**DIRECTIONS:** Exactly reproduce the lines of the listing below from the one containing "Write a component" through the one containing "import * as". Skip the images.

**DATASET ENTRIES:**
---+---
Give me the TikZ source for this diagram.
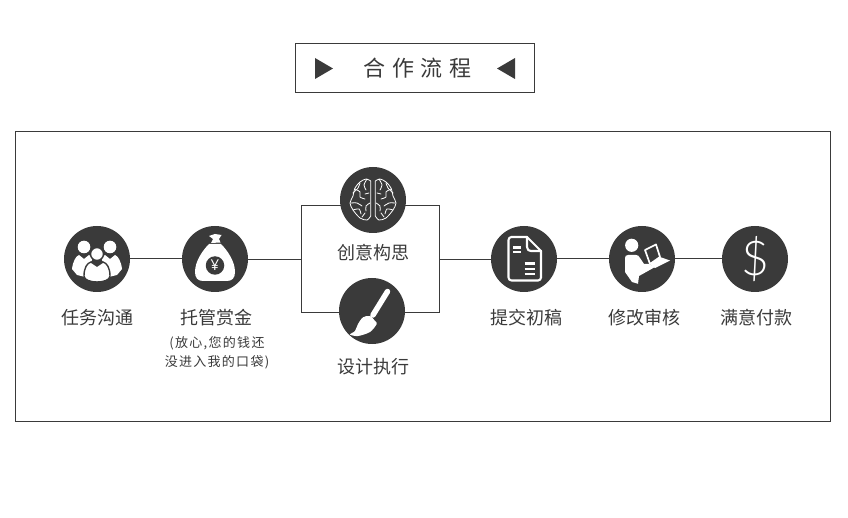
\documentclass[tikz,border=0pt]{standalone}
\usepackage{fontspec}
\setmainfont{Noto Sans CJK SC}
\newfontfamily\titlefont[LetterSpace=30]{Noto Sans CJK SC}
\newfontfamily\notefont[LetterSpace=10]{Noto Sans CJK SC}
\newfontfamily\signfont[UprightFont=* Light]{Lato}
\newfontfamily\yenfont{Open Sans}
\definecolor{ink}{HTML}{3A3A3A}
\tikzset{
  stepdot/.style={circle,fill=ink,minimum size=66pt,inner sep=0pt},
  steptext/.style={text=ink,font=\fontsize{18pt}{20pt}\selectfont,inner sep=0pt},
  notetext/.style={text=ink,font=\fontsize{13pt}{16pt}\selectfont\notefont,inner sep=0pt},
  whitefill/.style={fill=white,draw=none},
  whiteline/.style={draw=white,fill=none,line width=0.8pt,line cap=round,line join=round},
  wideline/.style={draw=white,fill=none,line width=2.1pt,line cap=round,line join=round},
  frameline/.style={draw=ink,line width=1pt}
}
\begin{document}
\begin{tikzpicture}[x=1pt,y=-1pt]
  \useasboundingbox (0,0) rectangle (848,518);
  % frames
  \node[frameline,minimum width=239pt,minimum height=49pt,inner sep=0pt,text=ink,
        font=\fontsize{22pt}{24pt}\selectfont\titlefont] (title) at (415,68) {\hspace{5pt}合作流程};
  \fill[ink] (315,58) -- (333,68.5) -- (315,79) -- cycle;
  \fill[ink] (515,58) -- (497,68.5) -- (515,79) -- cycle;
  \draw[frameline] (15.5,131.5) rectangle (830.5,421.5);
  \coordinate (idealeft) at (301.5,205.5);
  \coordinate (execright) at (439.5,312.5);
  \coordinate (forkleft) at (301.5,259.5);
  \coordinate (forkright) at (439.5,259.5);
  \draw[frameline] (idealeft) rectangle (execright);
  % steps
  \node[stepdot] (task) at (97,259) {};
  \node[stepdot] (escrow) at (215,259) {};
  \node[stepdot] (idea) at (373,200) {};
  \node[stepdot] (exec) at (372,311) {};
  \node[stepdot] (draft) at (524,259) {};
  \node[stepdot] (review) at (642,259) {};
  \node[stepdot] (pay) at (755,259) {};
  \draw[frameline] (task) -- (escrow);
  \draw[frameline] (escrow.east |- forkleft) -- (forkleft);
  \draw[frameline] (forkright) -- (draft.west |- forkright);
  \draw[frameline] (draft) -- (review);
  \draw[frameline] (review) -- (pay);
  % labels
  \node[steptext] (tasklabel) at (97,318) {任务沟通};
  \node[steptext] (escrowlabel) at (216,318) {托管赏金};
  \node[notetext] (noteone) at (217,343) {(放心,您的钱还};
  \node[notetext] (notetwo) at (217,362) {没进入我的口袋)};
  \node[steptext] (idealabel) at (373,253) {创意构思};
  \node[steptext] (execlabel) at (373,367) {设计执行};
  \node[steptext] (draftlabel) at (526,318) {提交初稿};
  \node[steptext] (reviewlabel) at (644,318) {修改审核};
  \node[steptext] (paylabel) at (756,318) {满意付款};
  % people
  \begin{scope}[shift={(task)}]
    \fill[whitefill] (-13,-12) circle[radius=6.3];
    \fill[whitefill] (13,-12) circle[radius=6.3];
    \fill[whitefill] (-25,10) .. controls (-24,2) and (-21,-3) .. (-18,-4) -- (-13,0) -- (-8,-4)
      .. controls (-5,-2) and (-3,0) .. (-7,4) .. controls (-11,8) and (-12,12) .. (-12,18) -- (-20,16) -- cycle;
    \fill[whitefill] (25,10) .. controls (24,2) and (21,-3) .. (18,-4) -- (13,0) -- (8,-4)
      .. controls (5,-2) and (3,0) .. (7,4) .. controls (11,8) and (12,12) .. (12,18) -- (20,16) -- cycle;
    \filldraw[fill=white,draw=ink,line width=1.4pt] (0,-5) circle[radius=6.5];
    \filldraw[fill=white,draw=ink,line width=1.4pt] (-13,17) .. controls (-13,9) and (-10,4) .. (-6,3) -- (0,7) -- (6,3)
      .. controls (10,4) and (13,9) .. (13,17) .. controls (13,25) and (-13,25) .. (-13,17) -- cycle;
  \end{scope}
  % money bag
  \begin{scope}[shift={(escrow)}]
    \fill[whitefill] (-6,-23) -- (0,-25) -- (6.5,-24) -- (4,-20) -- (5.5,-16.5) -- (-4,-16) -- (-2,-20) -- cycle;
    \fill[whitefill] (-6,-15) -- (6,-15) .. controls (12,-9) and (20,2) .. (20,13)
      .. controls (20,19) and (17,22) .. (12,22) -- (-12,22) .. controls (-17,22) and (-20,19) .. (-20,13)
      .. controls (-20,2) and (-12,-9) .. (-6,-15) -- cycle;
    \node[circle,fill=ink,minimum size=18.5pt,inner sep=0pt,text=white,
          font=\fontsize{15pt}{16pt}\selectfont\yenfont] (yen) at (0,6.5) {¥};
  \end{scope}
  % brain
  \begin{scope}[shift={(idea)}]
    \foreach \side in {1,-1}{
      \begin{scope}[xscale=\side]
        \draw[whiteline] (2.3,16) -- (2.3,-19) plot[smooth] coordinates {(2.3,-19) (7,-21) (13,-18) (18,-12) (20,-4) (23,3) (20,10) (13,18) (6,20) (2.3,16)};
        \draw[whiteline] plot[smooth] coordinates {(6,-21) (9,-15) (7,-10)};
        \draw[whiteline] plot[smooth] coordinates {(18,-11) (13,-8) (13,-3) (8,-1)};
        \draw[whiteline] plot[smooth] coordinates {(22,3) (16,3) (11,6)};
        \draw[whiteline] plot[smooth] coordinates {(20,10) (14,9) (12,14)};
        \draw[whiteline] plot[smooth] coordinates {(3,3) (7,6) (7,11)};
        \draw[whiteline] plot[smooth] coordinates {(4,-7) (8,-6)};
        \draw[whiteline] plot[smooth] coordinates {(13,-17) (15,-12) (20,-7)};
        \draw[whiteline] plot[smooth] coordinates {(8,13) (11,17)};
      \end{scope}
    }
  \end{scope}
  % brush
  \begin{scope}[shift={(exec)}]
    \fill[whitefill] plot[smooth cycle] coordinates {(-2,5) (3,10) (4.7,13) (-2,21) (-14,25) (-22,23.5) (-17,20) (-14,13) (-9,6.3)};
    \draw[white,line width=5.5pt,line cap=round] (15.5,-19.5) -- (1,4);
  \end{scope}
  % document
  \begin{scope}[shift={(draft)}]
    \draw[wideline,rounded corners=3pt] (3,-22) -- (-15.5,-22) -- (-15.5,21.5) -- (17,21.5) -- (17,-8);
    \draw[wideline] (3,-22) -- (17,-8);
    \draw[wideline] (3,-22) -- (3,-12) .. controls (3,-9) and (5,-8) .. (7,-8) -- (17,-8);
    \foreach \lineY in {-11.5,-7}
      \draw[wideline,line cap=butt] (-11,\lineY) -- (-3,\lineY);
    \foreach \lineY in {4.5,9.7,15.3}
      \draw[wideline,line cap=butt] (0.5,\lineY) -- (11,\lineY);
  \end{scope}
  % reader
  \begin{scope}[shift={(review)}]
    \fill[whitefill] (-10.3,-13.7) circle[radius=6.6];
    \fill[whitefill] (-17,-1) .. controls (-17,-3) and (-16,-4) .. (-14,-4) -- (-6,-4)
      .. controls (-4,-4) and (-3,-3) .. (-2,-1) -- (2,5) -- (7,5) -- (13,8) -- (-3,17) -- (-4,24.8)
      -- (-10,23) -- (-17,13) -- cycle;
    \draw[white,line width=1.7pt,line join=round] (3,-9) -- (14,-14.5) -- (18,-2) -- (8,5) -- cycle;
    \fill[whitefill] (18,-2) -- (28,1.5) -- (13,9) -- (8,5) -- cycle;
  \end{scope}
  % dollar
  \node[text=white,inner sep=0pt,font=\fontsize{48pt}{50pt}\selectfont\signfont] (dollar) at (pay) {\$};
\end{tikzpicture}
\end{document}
---+---
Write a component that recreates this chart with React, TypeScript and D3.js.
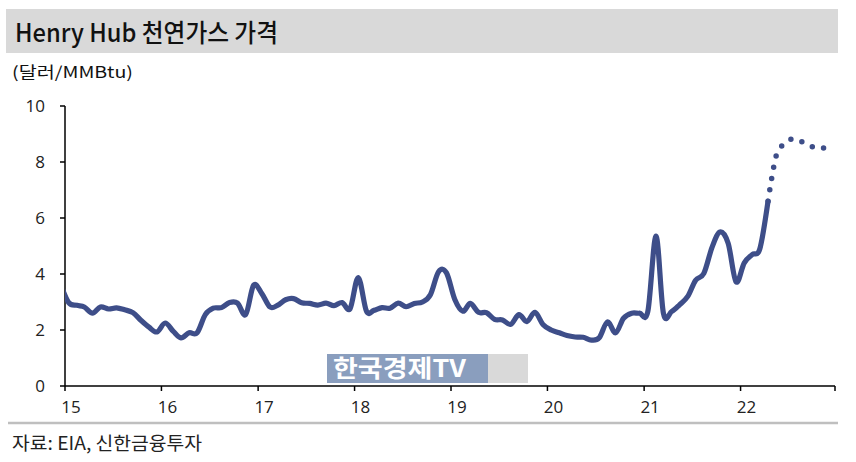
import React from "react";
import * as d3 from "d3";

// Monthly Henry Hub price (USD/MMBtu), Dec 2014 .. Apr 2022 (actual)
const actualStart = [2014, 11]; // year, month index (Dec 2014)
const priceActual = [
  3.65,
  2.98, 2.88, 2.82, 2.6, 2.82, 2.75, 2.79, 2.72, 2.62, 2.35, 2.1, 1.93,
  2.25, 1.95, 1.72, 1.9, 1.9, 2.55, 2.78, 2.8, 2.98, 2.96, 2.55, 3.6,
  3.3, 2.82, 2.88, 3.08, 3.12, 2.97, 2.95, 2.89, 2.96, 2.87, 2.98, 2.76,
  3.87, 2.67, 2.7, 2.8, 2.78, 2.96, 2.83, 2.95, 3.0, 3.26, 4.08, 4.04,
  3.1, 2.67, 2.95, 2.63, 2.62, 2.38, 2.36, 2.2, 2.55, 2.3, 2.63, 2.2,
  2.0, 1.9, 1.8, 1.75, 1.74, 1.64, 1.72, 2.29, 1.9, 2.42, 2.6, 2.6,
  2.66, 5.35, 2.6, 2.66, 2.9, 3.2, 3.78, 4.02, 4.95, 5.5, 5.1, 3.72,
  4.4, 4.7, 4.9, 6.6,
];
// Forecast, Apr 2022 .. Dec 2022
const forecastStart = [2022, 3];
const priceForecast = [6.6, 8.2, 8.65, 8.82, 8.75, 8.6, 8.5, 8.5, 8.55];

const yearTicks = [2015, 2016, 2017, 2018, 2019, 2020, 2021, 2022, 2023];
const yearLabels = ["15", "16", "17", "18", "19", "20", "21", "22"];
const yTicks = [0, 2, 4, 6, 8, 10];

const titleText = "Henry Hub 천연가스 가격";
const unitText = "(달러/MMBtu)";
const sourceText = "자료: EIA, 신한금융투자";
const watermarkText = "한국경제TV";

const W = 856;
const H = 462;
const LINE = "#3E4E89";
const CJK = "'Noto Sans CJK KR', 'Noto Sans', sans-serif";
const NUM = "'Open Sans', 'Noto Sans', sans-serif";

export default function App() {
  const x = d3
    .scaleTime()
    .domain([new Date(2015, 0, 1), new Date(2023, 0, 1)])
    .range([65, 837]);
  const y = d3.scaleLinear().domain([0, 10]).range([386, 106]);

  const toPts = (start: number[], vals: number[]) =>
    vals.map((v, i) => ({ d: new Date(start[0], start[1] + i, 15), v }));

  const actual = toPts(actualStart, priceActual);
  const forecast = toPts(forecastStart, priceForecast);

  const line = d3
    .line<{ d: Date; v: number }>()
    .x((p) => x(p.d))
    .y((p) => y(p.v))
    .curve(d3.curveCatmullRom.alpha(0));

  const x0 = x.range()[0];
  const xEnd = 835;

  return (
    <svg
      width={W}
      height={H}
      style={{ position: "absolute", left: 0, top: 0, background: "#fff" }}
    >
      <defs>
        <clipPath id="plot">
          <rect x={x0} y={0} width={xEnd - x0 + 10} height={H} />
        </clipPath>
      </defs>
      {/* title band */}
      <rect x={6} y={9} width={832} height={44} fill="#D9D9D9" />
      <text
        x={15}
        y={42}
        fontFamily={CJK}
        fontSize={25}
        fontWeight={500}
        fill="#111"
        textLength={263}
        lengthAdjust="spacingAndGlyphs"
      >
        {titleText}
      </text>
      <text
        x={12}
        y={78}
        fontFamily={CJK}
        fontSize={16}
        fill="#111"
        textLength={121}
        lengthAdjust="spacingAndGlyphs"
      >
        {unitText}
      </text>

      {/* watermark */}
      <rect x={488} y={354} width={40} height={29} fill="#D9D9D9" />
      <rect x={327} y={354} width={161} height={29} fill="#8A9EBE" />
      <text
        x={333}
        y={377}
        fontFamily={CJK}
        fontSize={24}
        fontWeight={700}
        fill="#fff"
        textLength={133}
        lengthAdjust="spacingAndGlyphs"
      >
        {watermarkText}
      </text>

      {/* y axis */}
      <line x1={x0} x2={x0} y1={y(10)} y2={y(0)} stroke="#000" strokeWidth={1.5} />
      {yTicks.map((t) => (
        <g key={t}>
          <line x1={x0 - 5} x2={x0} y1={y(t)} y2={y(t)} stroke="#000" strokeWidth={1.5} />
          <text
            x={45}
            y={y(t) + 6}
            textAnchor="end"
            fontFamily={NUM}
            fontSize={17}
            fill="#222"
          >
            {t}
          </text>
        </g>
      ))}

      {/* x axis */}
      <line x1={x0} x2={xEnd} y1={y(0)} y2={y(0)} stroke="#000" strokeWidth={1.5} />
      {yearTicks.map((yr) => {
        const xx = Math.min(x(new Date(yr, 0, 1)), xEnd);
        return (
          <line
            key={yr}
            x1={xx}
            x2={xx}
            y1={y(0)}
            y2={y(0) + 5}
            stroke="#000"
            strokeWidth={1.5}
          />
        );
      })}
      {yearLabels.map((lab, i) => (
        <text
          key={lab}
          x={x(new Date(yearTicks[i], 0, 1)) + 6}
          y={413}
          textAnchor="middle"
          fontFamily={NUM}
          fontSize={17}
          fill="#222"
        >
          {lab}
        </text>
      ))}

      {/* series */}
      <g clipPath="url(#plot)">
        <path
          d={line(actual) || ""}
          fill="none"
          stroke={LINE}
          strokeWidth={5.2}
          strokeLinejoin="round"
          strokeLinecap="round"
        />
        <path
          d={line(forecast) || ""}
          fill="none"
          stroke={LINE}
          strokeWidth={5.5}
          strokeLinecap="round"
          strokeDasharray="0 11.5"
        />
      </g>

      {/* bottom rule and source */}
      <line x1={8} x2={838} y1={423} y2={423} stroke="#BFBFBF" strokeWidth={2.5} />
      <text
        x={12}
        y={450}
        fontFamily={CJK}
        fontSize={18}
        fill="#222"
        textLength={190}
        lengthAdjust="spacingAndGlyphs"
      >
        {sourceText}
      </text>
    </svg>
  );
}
---+---
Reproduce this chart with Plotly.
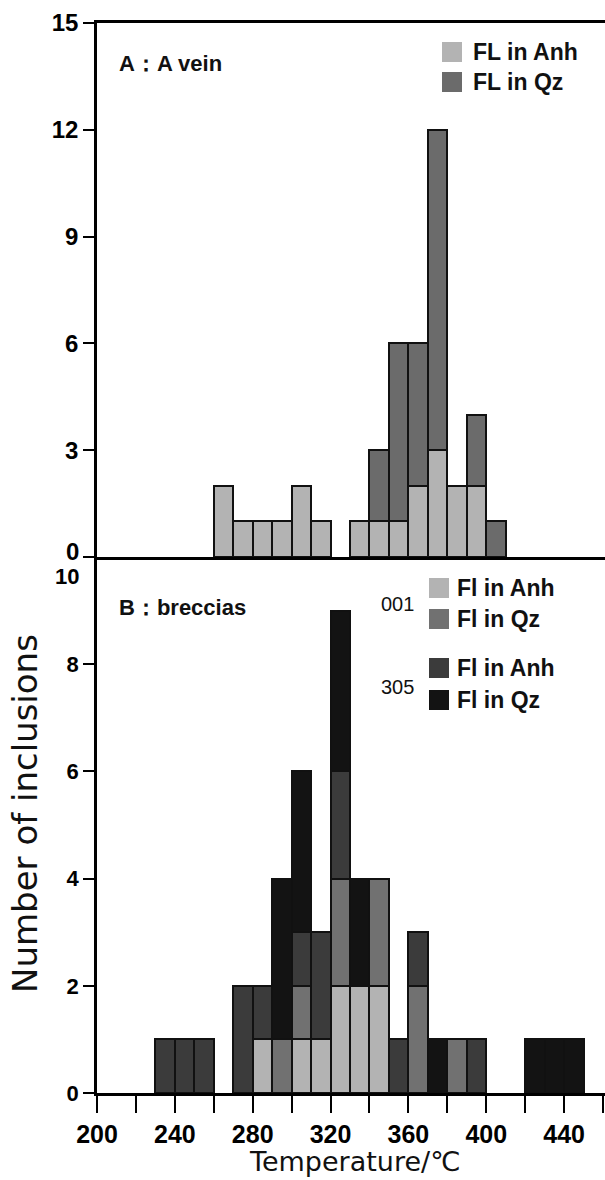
---+---
**TASK OUTPUT:**
Write a component that recreates this chart with React, TypeScript and D3.js.
import React from "react";
import * as d3 from "d3";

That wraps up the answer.